Adams appointed Margaret H. Marshall Professor of Sociology

Julia Adams’ ground-breaking scholarship has shown how familial structures transformed early modern European state-building, colonialism, and empire.
Julia Adams
Julia Adams

Julia Adams has been appointed the Margaret H. Marshall Professor of Sociology, effective immediately. Her ground-breaking scholarship has shown how familial structures fundamentally transformed early modern European state-building, colonialism and empire.

She is a member of the Faculty of Arts and Sciences in the Department of Sociology. She is also the Head of College for Grace Hopper College.

The Margaret H. Marshall Professorship recognizes both her field-changing scholarship and exceptional faculty service to the university.

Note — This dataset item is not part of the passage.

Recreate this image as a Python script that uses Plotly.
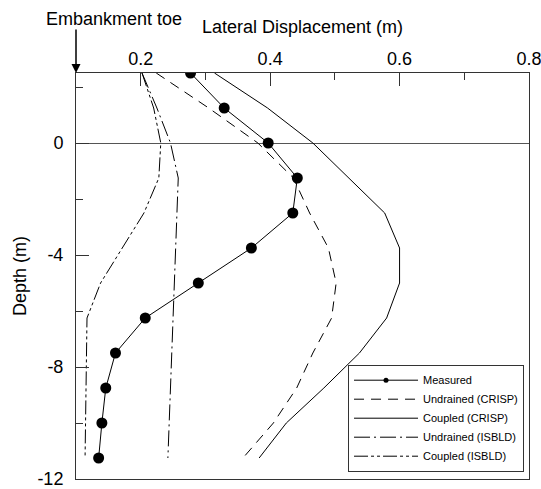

Adams joined the Yale faculty in 2004 after serving as Arthur F. Thurnau Professor and associate professor of sociology at the University of Michigan. In addition to her work on state formation, she has written extensively on the historical sociology of family and gender. She also teaches both undergraduate and graduate courses on social theory. Her current research interests are wide ranging: ongoing projects address agency relations and transitions to modernity, and race, gender, and the representation of academic knowledge on Wikipedia and other digital platforms.

Her book “The Familial State: Ruling Families and Merchant Capitalism in Early Modern Europe” (2005) won the Gaddis Smith Book Prize, and her papers have twice won the Barrington Moore Jr. Award for Best Article given by the American Sociological Association’s section in Comparative and Historical Sociology. She has served as president of the Social Science History Association, and held fellowships from the Russell Sage Foundation, the American Council of Learned Societies, and the Fulbright Foundation. Her work on Wikipedia has been supported by the National Science Foundation.

Adams’s service to the university is exceptional. Since 2014, she has served as Head (then Master) of Grace Hopper (then Calhoun) College. Without her calm, wise, dedicated presence, an already-difficult time in Yale history would have been even more challenging to finesse, said FAS Dean Tamar Gendler. Her successful leadership of the College during a time of campus turmoil required a subtle understanding of the needs of multiple constituencies, an extraordinary capacity to listen and communicate effectively, and the devotion of hundreds of hours of time and energy and attention.

Since 2018, she has chaired the Council of Heads of College and has distinguished herself as a leader in that capacity.

In addition to her leadership in the residential colleges, Adams has served in a number of key administrative capacities: from 2013 to 2014, she was deputy provost for Social Sciences and Faculty Development and Diversity, and from 2012 to 2014, chair of the Division of Social Sciences Advisory Committee. Previously, she chaired the Department of Sociology from 2010 to 2013. She also directed the Fox International Fellowship Program and chaired the International Affairs Council at the MacMillan Center for international and Area Studies.

Adams’s mentorship of graduate students was recognized with the Graduate School of Arts and Sciences Mentor Award in 2011. Her students have expressed their respect for her encouragement of their intellectual curiosity and autonomy, her attentiveness, and her capacity to provide incisive feedback on their work.

Adams is a University of Wisconsin-Madison Ph.D. and completed her undergraduate work at Reed College.